1985: A Watershed Year for Drug Histories
At the height of the Reagan administration, these books helped shape popular drug discourse
[Continued from “Nixon-Era Drug Literature: Surprisingly Dope.”]
The three titles mentioned in the last piece were published as Richard Nixon’s War on Drugs was warming up in the 1970s. As many readers will already know, the War on Drugs escalated sharply in the following decade under Ronald Reagan. Interestingly, Reagan’s reign also saw a cornucopia of new drug literature which deeply expanded our collective understanding of drug markets and their political meanings. This, in spite of—or, perhaps, because of—the rampant fear of drugs that had seemingly permeated into every aspect of modern life in the US in the same period.
One year in particular stands out for Reagan-era drug literature: 1985. That year, several groundbreaking texts on drug history were published, each of which has, in its own way, impacted modern discourse around the substance in question.
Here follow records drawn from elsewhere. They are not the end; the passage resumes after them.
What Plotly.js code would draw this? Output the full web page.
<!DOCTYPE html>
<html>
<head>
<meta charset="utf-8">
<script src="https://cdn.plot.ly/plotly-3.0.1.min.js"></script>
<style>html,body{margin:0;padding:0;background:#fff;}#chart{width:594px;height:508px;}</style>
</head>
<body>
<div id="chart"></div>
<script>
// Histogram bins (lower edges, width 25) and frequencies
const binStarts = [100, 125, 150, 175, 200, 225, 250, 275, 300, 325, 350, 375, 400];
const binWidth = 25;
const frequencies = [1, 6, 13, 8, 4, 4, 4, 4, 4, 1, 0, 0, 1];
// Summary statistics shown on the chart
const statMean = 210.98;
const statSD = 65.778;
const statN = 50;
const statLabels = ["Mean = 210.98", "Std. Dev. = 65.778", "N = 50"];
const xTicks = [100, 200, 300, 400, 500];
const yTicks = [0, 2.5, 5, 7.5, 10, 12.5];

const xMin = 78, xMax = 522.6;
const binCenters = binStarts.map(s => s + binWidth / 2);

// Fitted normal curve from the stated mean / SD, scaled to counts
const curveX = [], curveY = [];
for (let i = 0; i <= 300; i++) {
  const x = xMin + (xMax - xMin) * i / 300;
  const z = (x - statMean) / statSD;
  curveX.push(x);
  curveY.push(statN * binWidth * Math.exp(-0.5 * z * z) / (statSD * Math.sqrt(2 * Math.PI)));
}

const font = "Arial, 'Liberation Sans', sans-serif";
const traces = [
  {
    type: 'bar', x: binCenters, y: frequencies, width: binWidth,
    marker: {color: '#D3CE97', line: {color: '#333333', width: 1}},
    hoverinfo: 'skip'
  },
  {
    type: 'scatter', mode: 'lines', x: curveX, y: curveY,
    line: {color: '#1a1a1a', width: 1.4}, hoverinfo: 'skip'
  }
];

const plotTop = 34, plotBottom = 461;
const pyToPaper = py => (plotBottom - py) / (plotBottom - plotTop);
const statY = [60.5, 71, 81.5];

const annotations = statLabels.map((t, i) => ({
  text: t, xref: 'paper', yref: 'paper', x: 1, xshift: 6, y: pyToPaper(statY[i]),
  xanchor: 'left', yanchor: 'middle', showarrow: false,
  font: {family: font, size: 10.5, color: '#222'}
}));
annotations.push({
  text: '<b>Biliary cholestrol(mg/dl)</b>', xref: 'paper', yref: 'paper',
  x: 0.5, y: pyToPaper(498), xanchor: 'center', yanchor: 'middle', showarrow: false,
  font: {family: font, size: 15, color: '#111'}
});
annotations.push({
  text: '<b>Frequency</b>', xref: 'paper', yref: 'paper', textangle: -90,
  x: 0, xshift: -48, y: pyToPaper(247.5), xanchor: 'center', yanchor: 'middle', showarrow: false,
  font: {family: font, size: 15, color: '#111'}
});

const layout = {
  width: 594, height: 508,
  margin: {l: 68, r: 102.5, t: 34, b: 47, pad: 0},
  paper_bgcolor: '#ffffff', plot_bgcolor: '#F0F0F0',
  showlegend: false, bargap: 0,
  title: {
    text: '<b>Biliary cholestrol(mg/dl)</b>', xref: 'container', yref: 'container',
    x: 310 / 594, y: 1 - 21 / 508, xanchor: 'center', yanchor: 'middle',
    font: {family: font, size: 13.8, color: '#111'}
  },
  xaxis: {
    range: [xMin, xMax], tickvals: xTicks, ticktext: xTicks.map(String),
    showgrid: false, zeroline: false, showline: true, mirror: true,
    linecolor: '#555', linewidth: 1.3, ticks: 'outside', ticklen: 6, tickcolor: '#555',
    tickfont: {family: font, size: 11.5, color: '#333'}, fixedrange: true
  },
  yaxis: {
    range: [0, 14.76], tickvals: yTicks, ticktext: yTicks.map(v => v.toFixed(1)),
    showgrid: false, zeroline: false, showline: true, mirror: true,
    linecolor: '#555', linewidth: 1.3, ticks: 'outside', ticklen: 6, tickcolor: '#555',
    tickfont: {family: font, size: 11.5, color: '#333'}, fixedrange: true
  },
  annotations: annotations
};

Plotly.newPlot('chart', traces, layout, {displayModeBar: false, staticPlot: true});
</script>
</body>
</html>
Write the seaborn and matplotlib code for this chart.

In Sweetness and Power, Johns Hopkins anthropologist Sidney Mintz provided an academic analysis of the history of sugar which focused on the social, economic, and political conditions that shaped various sugar markets across the world, from ancient times through the mid-20th century. In a somewhat similar (albeit a bit more radical) vein, the legendary cannabis activist Jack Herer published the first edition of The Emperor Wears No Clothes, a wide-ranging exposé of the politics attached to hemp and its alter ego marijuana, as conceived through a decidedly antiauthoritarian lens. Yet another book came out that year and reconceptualized the way(s) in which historians and heads alike understand the politics of LSD and its relationship with various social movements in the US: Acid Dreams by Martin A. Lee and Bruce Shlain. This work, which I briefly mentioned earlier, laid vital foundations for subsequent critiques of psychedelia.
Something else published in 1985 bears mentioning, although it has not yet had any substantial impact on popular drug discourse. That year, a text by the philosopher Jean-Paul Sartre was published posthumously: Volume 2 of his Critique of Dialectical Reason. In it, Sartre wrote about the history of salt and its role in the economic growth of Europe. He noted that the salt trade simultaneously solved certain problems and created others. Sartre recognized that the historical politics of the salt trade foreshadowed key themes of modern socioeconomic development.
In Volume 1 of the same work (published some years earlier), Sartre wrote about the role of artificially created scarcity as a political tool of the bourgeoisies. Resource scarcity—due not to actual lack of natural resources but through political (mis)management of labor and economic activity—was, for Sartre, a central theme of capitalism and of modern politics more broadly. His conception of politically-imposed artificial scarcity serves as an excellent framework for understanding the philosophical underpinning of prohibition. It offers a modern elaboration of the point raised by Aristotle at the start of this introduction. For both Aristotle and Sartre, artificial scarcity is part of the realpolitik of class relations.